- _WORK REQUIRED_
The entries below contain pictures. Retype everything except those pictures, exactly as given.

## begin DATA ENTRIES

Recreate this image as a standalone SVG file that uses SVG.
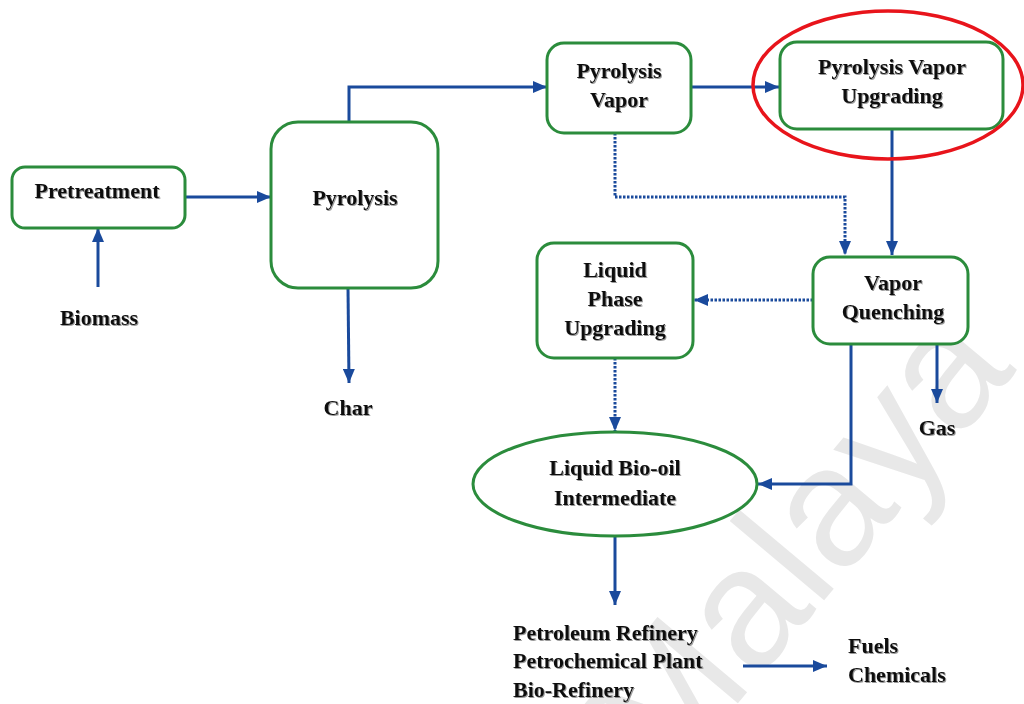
<svg xmlns="http://www.w3.org/2000/svg" width="1024" height="704" viewBox="0 0 1024 704">
  <defs>
    <marker id="ah" viewBox="0 0 14 12" refX="14" refY="6" markerWidth="14" markerHeight="12" markerUnits="userSpaceOnUse" orient="auto">
      <path d="M0,0 L14,6 L0,12 Z" fill="#1a4a9c"/>
    </marker>
    <filter id="sh" x="-5%" y="-20%" width="110%" height="140%">
      <feDropShadow dx="1" dy="1" stdDeviation="0.7" flood-color="#555" flood-opacity="0.6"/>
    </filter>
  </defs>
  <style>
    .box { fill: #ffffff; stroke: #2b8c3c; stroke-width: 3; }
    .ln { fill: none; stroke: #1a4a9c; stroke-width: 3; }
    .dot { fill: none; stroke: #1a4a9c; stroke-width: 3; stroke-dasharray: 2.5 1.5; }
    .t { font-family: "Liberation Serif", "Times New Roman", serif; font-weight: bold; font-size: 22px; fill: #111; text-anchor: middle; filter: url(#sh); }
    .tl { text-anchor: start; }
    .wm { font-family: "Liberation Sans", Arial, sans-serif; font-size: 170px; fill: #e8e8e8; }
  </style>
  <rect width="1024" height="704" fill="#ffffff"/>

  <text class="wm" transform="translate(665,790) rotate(-50)">Malaya</text>

  <g id="connectors">
    <line class="ln" x1="98" y1="287" x2="98" y2="228" marker-end="url(#ah)"/>
    <line class="ln" x1="185" y1="197" x2="271" y2="197" marker-end="url(#ah)"/>
    <polyline class="ln" points="349,122 349,87 547,87" marker-end="url(#ah)"/>
    <line class="ln" x1="348" y1="288" x2="349" y2="383" marker-end="url(#ah)"/>
    <line class="ln" x1="691" y1="87" x2="779" y2="87" marker-end="url(#ah)"/>
    <polyline class="dot" points="615,133 615,197 845,197 845,255" marker-end="url(#ah)"/>
    <line class="ln" x1="892" y1="129" x2="892" y2="255" marker-end="url(#ah)"/>
    <line class="dot" x1="813" y1="300" x2="694" y2="300" marker-end="url(#ah)"/>
    <line class="dot" x1="615" y1="358" x2="615" y2="431" marker-end="url(#ah)"/>
    <polyline class="ln" points="851,344 851,484 758,484" marker-end="url(#ah)"/>
    <line class="ln" x1="937" y1="344" x2="937" y2="403" marker-end="url(#ah)"/>
    <line class="ln" x1="615" y1="537" x2="615" y2="605" marker-end="url(#ah)"/>
    <line class="ln" x1="743" y1="666" x2="827" y2="666" marker-end="url(#ah)"/>
  </g>

  <g id="pretreatment">
    <rect class="box" x="12" y="167" width="173" height="61" rx="13"/>
    <text class="t" x="97" y="198">Pretreatment</text>
  </g>
  <g id="biomass">
    <text class="t" x="99" y="325">Biomass</text>
  </g>
  <g id="pyrolysis">
    <rect class="box" x="271" y="122" width="167" height="166" rx="27"/>
    <text class="t" x="355" y="205">Pyrolysis</text>
  </g>
  <g id="char">
    <text class="t" x="348" y="415">Char</text>
  </g>
  <g id="pyrolysis-vapor">
    <rect class="box" x="547" y="43" width="144" height="90" rx="17"/>
    <text class="t" x="619" y="78">Pyrolysis</text>
    <text class="t" x="619" y="107">Vapor</text>
  </g>
  <g id="pyrolysis-vapor-upgrading">
    <rect class="box" x="780" y="42" width="223" height="87" rx="17"/>
    <text class="t" x="892" y="74">Pyrolysis Vapor</text>
    <text class="t" x="892" y="103">Upgrading</text>
    <ellipse cx="888" cy="85" rx="135" ry="74" fill="none" stroke="#e8141b" stroke-width="3.5"/>
  </g>
  <g id="vapor-quenching">
    <rect class="box" x="813" y="257" width="155" height="87" rx="17"/>
    <text class="t" x="893" y="290">Vapor</text>
    <text class="t" x="893" y="319">Quenching</text>
  </g>
  <g id="gas">
    <text class="t" x="937" y="435">Gas</text>
  </g>
  <g id="liquid-phase-upgrading">
    <rect class="box" x="537" y="243" width="156" height="115" rx="17"/>
    <text class="t" x="615" y="277">Liquid</text>
    <text class="t" x="615" y="306">Phase</text>
    <text class="t" x="615" y="335">Upgrading</text>
  </g>
  <g id="liquid-bio-oil">
    <ellipse class="box" cx="615" cy="484" rx="142" ry="52"/>
    <text class="t" x="615" y="475">Liquid Bio-oil</text>
    <text class="t" x="615" y="505">Intermediate</text>
  </g>
  <g id="refineries">
    <text class="t tl" x="513" y="640">Petroleum Refinery</text>
    <text class="t tl" x="513" y="668">Petrochemical Plant</text>
    <text class="t tl" x="513" y="697">Bio-Refinery</text>
  </g>
  <g id="products">
    <text class="t tl" x="848" y="653">Fuels</text>
    <text class="t tl" x="848" y="682">Chemicals</text>
  </g>
</svg>
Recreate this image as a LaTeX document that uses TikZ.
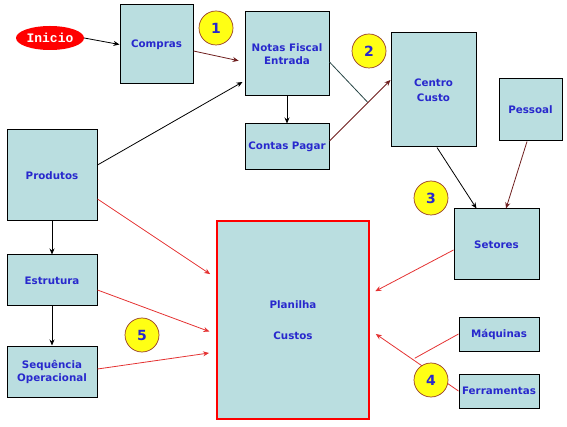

## end DATA ENTRIES

- _TASK RESPONSE_
Recreate this image as a standalone SVG file that uses SVG.
<svg xmlns="http://www.w3.org/2000/svg" width="1024" height="704" viewBox="0 0 1024 704">
  <defs>
    <marker id="ah" viewBox="0 0 14 12" refX="14" refY="6" markerWidth="14" markerHeight="12" markerUnits="userSpaceOnUse" orient="auto">
      <path d="M0,0 L14,6 L0,12 Z" fill="#1a4a9c"/>
    </marker>
    <filter id="sh" x="-5%" y="-20%" width="110%" height="140%">
      <feDropShadow dx="1" dy="1" stdDeviation="0.7" flood-color="#555" flood-opacity="0.6"/>
    </filter>
  </defs>
  <style>
    .box { fill: #ffffff; stroke: #2b8c3c; stroke-width: 3; }
    .ln { fill: none; stroke: #1a4a9c; stroke-width: 3; }
    .dot { fill: none; stroke: #1a4a9c; stroke-width: 3; stroke-dasharray: 2.5 1.5; }
    .t { font-family: "Liberation Serif", "Times New Roman", serif; font-weight: bold; font-size: 22px; fill: #111; text-anchor: middle; filter: url(#sh); }
    .tl { text-anchor: start; }
    .wm { font-family: "Liberation Sans", Arial, sans-serif; font-size: 170px; fill: #e8e8e8; }
  </style>
  <rect width="1024" height="704" fill="#ffffff"/>

  <text class="wm" transform="translate(665,790) rotate(-50)">Malaya</text>

  <g id="connectors">
    <line class="ln" x1="98" y1="287" x2="98" y2="228" marker-end="url(#ah)"/>
    <line class="ln" x1="185" y1="197" x2="271" y2="197" marker-end="url(#ah)"/>
    <polyline class="ln" points="349,122 349,87 547,87" marker-end="url(#ah)"/>
    <line class="ln" x1="348" y1="288" x2="349" y2="383" marker-end="url(#ah)"/>
    <line class="ln" x1="691" y1="87" x2="779" y2="87" marker-end="url(#ah)"/>
    <polyline class="dot" points="615,133 615,197 845,197 845,255" marker-end="url(#ah)"/>
    <line class="ln" x1="892" y1="129" x2="892" y2="255" marker-end="url(#ah)"/>
    <line class="dot" x1="813" y1="300" x2="694" y2="300" marker-end="url(#ah)"/>
    <line class="dot" x1="615" y1="358" x2="615" y2="431" marker-end="url(#ah)"/>
    <polyline class="ln" points="851,344 851,484 758,484" marker-end="url(#ah)"/>
    <line class="ln" x1="937" y1="344" x2="937" y2="403" marker-end="url(#ah)"/>
    <line class="ln" x1="615" y1="537" x2="615" y2="605" marker-end="url(#ah)"/>
    <line class="ln" x1="743" y1="666" x2="827" y2="666" marker-end="url(#ah)"/>
  </g>

  <g id="pretreatment">
    <rect class="box" x="12" y="167" width="173" height="61" rx="13"/>
    <text class="t" x="97" y="198">Pretreatment</text>
  </g>
  <g id="biomass">
    <text class="t" x="99" y="325">Biomass</text>
  </g>
  <g id="pyrolysis">
    <rect class="box" x="271" y="122" width="167" height="166" rx="27"/>
    <text class="t" x="355" y="205">Pyrolysis</text>
  </g>
  <g id="char">
    <text class="t" x="348" y="415">Char</text>
  </g>
  <g id="pyrolysis-vapor">
    <rect class="box" x="547" y="43" width="144" height="90" rx="17"/>
    <text class="t" x="619" y="78">Pyrolysis</text>
    <text class="t" x="619" y="107">Vapor</text>
  </g>
  <g id="pyrolysis-vapor-upgrading">
    <rect class="box" x="780" y="42" width="223" height="87" rx="17"/>
    <text class="t" x="892" y="74">Pyrolysis Vapor</text>
    <text class="t" x="892" y="103">Upgrading</text>
    <ellipse cx="888" cy="85" rx="135" ry="74" fill="none" stroke="#e8141b" stroke-width="3.5"/>
  </g>
  <g id="vapor-quenching">
    <rect class="box" x="813" y="257" width="155" height="87" rx="17"/>
    <text class="t" x="893" y="290">Vapor</text>
    <text class="t" x="893" y="319">Quenching</text>
  </g>
  <g id="gas">
    <text class="t" x="937" y="435">Gas</text>
  </g>
  <g id="liquid-phase-upgrading">
    <rect class="box" x="537" y="243" width="156" height="115" rx="17"/>
    <text class="t" x="615" y="277">Liquid</text>
    <text class="t" x="615" y="306">Phase</text>
    <text class="t" x="615" y="335">Upgrading</text>
  </g>
  <g id="liquid-bio-oil">
    <ellipse class="box" cx="615" cy="484" rx="142" ry="52"/>
    <text class="t" x="615" y="475">Liquid Bio-oil</text>
    <text class="t" x="615" y="505">Intermediate</text>
  </g>
  <g id="refineries">
    <text class="t tl" x="513" y="640">Petroleum Refinery</text>
    <text class="t tl" x="513" y="668">Petrochemical Plant</text>
    <text class="t tl" x="513" y="697">Bio-Refinery</text>
  </g>
  <g id="products">
    <text class="t tl" x="848" y="653">Fuels</text>
    <text class="t tl" x="848" y="682">Chemicals</text>
  </g>
</svg>
Recreate this image as a LaTeX document that uses TikZ.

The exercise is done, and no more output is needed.